Swimming pool tips
Geothermal & Ground Source Heat Pumps
2. Save energy
REDUCED CENTRAL HEATING CIRCUIT WATER TEMPERATURE :
A characteristic / limitation of a ground heat pump system is that the temperature of the water circulated through the central heating circuit is very much lower than that achieved by a conventional fuel boiler.
In essence, this means that devices used to dissipate the heat from the LPHW pipe circuit into the occupied areas, such as radiators etc, need to be 'oversized' in order to compensate for the much lower LPHW circuit temperature.
Whilst a fuel boiler may operate at a flow temperature of 82°C, a ground heat pump would normally operate at flow temperatures as low as 35 to 45°C. It is not that a ground heat pump cannot generate hotter circuit temperatures, as they can, the problem is that the efficiency of the heat pump is adversely affected and the coefficient of performance is reduced.
The issue of the reduced water circuit temperature is particularly exaggerated within a swimming pool application. A typical domestic dwelling would be heated to around 22°C, whereas a swimming pool room would require to be heated to a significantly warmer temperature, say 30°C.
This has a marked impact on the ability of a heat exchange system to transfer heat into the occupied areas.
Therefore, a realistic heating circuit water flow temperature of 55°C is required if meaningful heat exchange for a swimming pool area is to achieved.
For example :
Conventional fuel boiler system :
Heating circuit water flow temperature : 82°C
Heating circuit water Return temperature : 71°C
Mean average in-circuit temperature for heat exchange : 76.5°C
Typical pool room air temperature : 30°C
Temperature difference for heat exchange : 46.5°C (76.5°C
– 30°C)
Heat exchange coil performance of rating : 100%
Ground heat pump circuit :
Heating circuit water flow temperature : 55°C
Heating circuit water Return temperature : 45°C
Mean average in-circuit temperature for heat exchange : 50°C
Typical pool room air temperature : 30°C
Temperature difference for heat exchange : 20°C (50°C
– 30°C)
Heat exchange coil performance of rating : 43%
From the above comparison, we can see that,
with a ground heat pump, we are left with less then half of the
heat exchange duty previously possible with a fuel boiler.
In respect of pool water heating ability, the scenario can be simply overcome by significantly increasing the selected capacity of pool water heat exchanger to compensate, as the normal flow of pool water from the pool filtration pump would normally still be adequate to transfer the required heat. This is possible because water has a comparatively high specific heat capacity, i.e. it can absorb a lot of energy before any temperature increase becomes apparent.

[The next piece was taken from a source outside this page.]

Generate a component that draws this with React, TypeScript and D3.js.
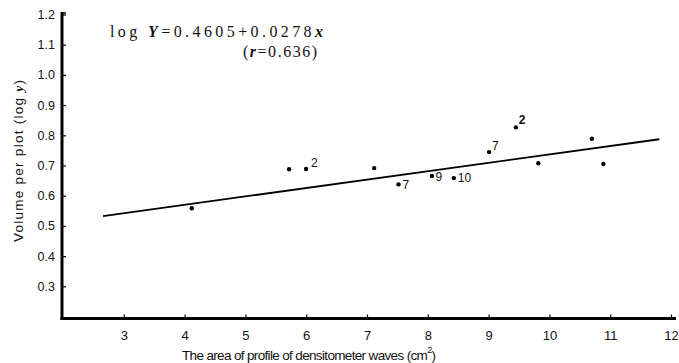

However, with air heating it is not so easy. To achieve the same heat input to the pool room, the quantity of warm air flow into the pool hall has to be increased to compensate for a lower delivered air temperature on a pro-rata basis.
For example :
Example air heat loss from a typical pool hall
: 15kW @ -5°C outside temperature.
Pool hall air temperature : 29°C
Fuel boiler :
Average LPHW in-circuit temperature for heat exchange : 76.5°C
Increase in air temperature through heating coil : (Max.) : 26.6°C
Temperature of air delivered into the pool hall : 55.6°C (26.6°C
+ 29°C)
Quantity of Air flow through air heating coil
necessary to
transfer sufficient heat to match room heat loss : 1800 M³/Hr.
Therefore : 1800 M³/Hr. of air, increased by 26.6°C in temperature = 15kW of heat input into the pool hall.
Ground heat pump :
Average LPHW in-circuit temperature for
heat exchange : 50.0°C
Increase in air temperature through heating coil : (Max.) : 12.0°C
Temperature of air delivered into the pool hall : 41.0°C (12.0°C
+ 29°C)
Quantity of Air flow through air heating coil
necessary to
transfer sufficient heat to match room heat loss : 4000 M³/Hr.
Therefore : 4000 M³/Hr. of air, increased by 12.0°C in temperature = 15kW of heat input into the pool hall.
Considering that more than half the heat exchange potential has been lost through using the lower circuit temperatures of a ground heat pump, this potentially has a notable affect on equipment selection and air duct work capacity and physical size.